“Oh Danny boy, the pipes, the pipes are calling”.
Quite the lament! If your plumbing pipes ever call to you during cold weather, you’ll be singing your own sad song. Slow water flow, bulging pipes, and, worst of all, plumbing leaks can occur when temperatures dip below freezing if you are unprepared.
When water freezes, it expands. Plumbing pipes, unfortunately, don’t share that same quality. They are quite rigid, so when there’s too much expansion, the frozen water can actually split the metal. Needless to say, water should stay in plumbing pipes and only leave at the designated exits. There are few things worse than finding your basement or garage soaked and flooded from a spewing pipe!
Why? Recovering from a burst pipe can easily cost thousands of dollars (check out this flood cost calculator
for some terrifying numbers). And that doesn’t even take into account the risk of microbial growth and that dirty “m” word (cover your ears, kids: mold). Frozen pipes are no fun, but since an ounce of prevention is worth a pound of cure, some simple precautions will go a long way toward keeping your home dry this winter.
A little bit of time now will save you a lot of pain later! Restoring your home after a pipe break could not only cost thousands of dollars, but be a major life disruption as well. Follow these steps to prevent plumbing-related headaches during this cold, cold season:
- Find and memorize the location of your main water shutoff valve. In the event of an emergency or burst pipe, the sooner you can shut off the water the less the damage the water will cause.
- Insulate any and all pipes in unheated areas: crawl spaces, basements, outside walls, etc. Pipes in these areas are always susceptible to cold weather, so make sure to wrap them in foam insulation or, for extreme cold, heat tape. In a pinch, newspaper is better than nothing.

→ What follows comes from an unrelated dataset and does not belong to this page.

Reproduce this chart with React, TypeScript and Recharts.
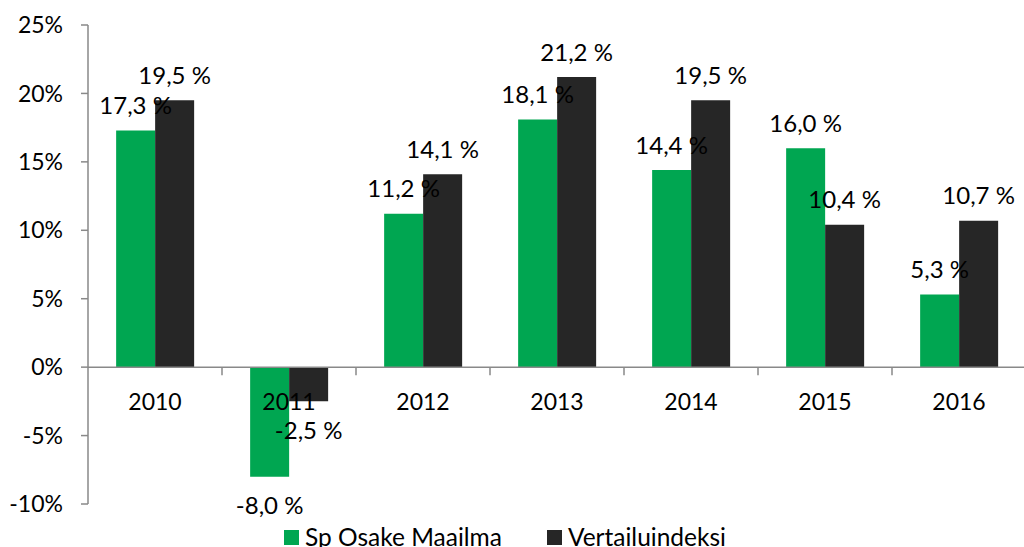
import React from 'react';
import { BarChart, Bar, XAxis, YAxis, ReferenceLine, LabelList } from 'recharts';

const years = ['2010', '2011', '2012', '2013', '2014', '2015', '2016'];
const fundValues = [17.3, -8.0, 11.2, 18.1, 14.4, 16.0, 5.3];
const indexValues = [19.5, -2.5, 14.1, 21.2, 19.5, 10.4, 10.7];
const yTicks = [-10, -5, 0, 5, 10, 15, 20, 25];
const seriesNames = ['Sp Osake Maailma', 'Vertailuindeksi'];

const data = years.map((y, i) => ({ year: y, fund: fundValues[i], index: indexValues[i] }));

const FONT = 'Lato, "DejaVu Sans", sans-serif';
const GREEN = '#00A651';
const DARK = '#262626';
const AXIS = '#898989';
const FS = 23;
const LABEL_FS = 24;
const LEGEND_FS = 24.5;

const fmt = (v: number) => `${v.toFixed(1).replace('.', ',')} %`;

function BarLabel(props: any) {
  const { x, y, width, height, value } = props;
  const top = Math.min(y, y + height);
  const bottom = Math.max(y, y + height);
  const cx = x + width / 2;
  const cy = value >= 0 ? top - 26 : bottom + 28;
  return (
    <text x={cx} y={cy} textAnchor="middle" dominantBaseline="central" fontSize={LABEL_FS} fontFamily={FONT} fill="#000">
      {fmt(value)}
    </text>
  );
}

function ZeroAxis(props: any) {
  const { x1, y1, x2 } = props;
  const n = years.length;
  const step = (x2 - x1) / n;
  return (
    <g>
      <line x1={x1} y1={y1} x2={x2} y2={y1} stroke={AXIS} strokeWidth={1.5} />
      {years.map((_, i) => (
        <line key={'t' + i} x1={x1 + (i + 1) * step} y1={y1} x2={x1 + (i + 1) * step} y2={y1 + 8} stroke={AXIS} strokeWidth={1.5} />
      ))}
      {years.map((yr, i) => (
        <text key={yr} x={x1 + (i + 0.5) * step} y={y1 + 34} textAnchor="middle" dominantBaseline="central" fontSize={FS} fontFamily={FONT} fill="#000">
          {yr}
        </text>
      ))}
    </g>
  );
}

export default function App() {
  const colors = [GREEN, DARK];
  return (
    <div style={{ position: 'absolute', left: 0, top: 0, width: 1024, height: 547, overflow: 'hidden', background: '#fff' }}>
      <BarChart
        width={1040}
        height={547}
        data={data}
        margin={{ top: 25, right: 14, bottom: 43, left: 8 }}
        barCategoryGap="21%"
        barGap={0}
      >
        <XAxis dataKey="year" hide />
        <YAxis
          width={80}
          domain={[-10, 25]}
          ticks={yTicks}
          interval={0}
          tickFormatter={(v: number) => `${v}%`}
          axisLine={{ stroke: AXIS, strokeWidth: 1.5 }}
          tickLine={{ stroke: AXIS, strokeWidth: 1.5 }}
          tickSize={7}
          tickMargin={18}
          tick={{ fontSize: FS, fontFamily: FONT, fill: '#000' }}
        />
        <Bar dataKey="fund" fill={GREEN} isAnimationActive={false}>
          <LabelList dataKey="fund" content={BarLabel} />
        </Bar>
        <Bar dataKey="index" fill={DARK} isAnimationActive={false}>
          <LabelList dataKey="index" content={BarLabel} />
        </Bar>
        <ReferenceLine y={0} shape={ZeroAxis} ifOverflow="visible" />
      </BarChart>
      <div
        style={{
          position: 'absolute',
          left: 284,
          top: 524,
          display: 'flex',
          alignItems: 'center',
          fontFamily: FONT,
          fontSize: LEGEND_FS,
          color: '#000',
          whiteSpace: 'nowrap',
          lineHeight: '26px',
        }}
      >
        {seriesNames.map((name, i) => (
          <div key={name} style={{ display: 'flex', alignItems: 'center', marginRight: i === 0 ? 45 : 0 }}>
            <div style={{ width: 15, height: 15, background: colors[i], marginRight: 6 }} />
            <span>{name}</span>
          </div>
        ))}
      </div>
    </div>
  );
}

- Put away your garden hose before winter hits. Make sure to drain beforehand. Same goes for in-ground sprinkler systems. If you don’t disconnect your garden hoses, water can freeze up the pipe and into your home’s plumbing via the outside spigot. Speaking of outside spigots…
- Close valves to all outdoor faucets.
- During extremely cold weather, keep your indoor faucets running at a slow drip. This prevents pressure from building should a freeze happen.
- Keep your home at a steady temperature, day AND night, to prevent thermal expansion and contraction.
- If you leave the home for an extended period of time, set the temperature to no lower than 55 degrees Fahrenheit.
If you’ve already done some or all of these, good for you! I envy your forward-thinking attitude and preparedness. If you haven’t gotten around to any of these preventative measures yet, it’s not too late! Our Michigan winters are as unpredictable as they come, so make sure you and your home’s pipes are ready.